On top of illegally streaming sports games for profit, the man is also believed to have attempted to extort MLB for $150,000

A 30-year-old Minnesota man has been charged with breaching the computer systems of top sports leagues in the United States and illegally streaming their content on his website for monetary gain, according to the United States’ Department of Justice (DoJ). One of the leagues that fell victim to the illegal streaming scheme estimated that it sustained losses of at least $3 million.

Joshua Streit, going by the moniker ‘Josh Brody’ online, is thought to have gained access to the computer systems of Major League Baseball (MLB), National Basketball Association (NBA), the National Football League (NFL), and the National Hockey League (NHL) before illegally streaming their content on a website he operated for profit.

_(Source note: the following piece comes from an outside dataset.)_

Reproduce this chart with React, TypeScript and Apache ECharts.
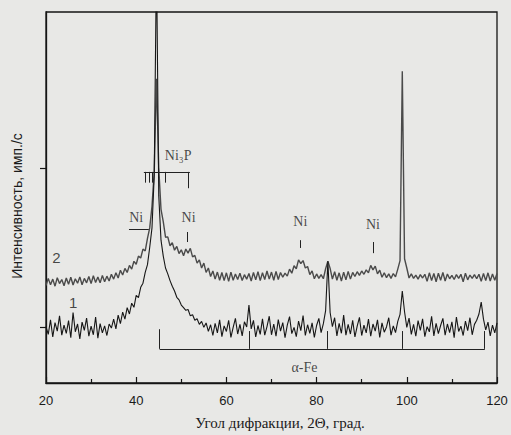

“We allege Mr. Brody hacked into the systems of several of our country’s biggest professional sports leagues and illegally streamed copyrighted live games. Instead of quitting while he was ahead, he allegedly decided to continue the game by extorting one of the leagues, threatening to expose the very vulnerability he used to hack them. Now instead of scoring a payday, Mr. Brody faces the possibility of a federal prison sentence as a penalty,” said FBI Assistant Director Michael J. Driscoll.

According to the authorities, as far back as 2017 and up to August 2021, Streit had been actively operating a website called that livestreamed copyrighted content owned by these major professional sports leagues, especially the NFL, MLB, NBA and NHL.

According to court documents, Streit would offer unfettered access to a full season’s worth of MLB games for $100 per year. Users willing to pay for these services could do so using various methods, including gift cards, credit cards, PayPal, or even cryptocurrencies. He was able to gain access to the copyrighted content using pilfered login credentials of proper users of the websites.

In addition to his hacking and illegal streaming activities, Streit also blackmailed MLB into paying him $150,000 or else he would spill details on a “vulnerability” he allegedly found in the league’s computer systems.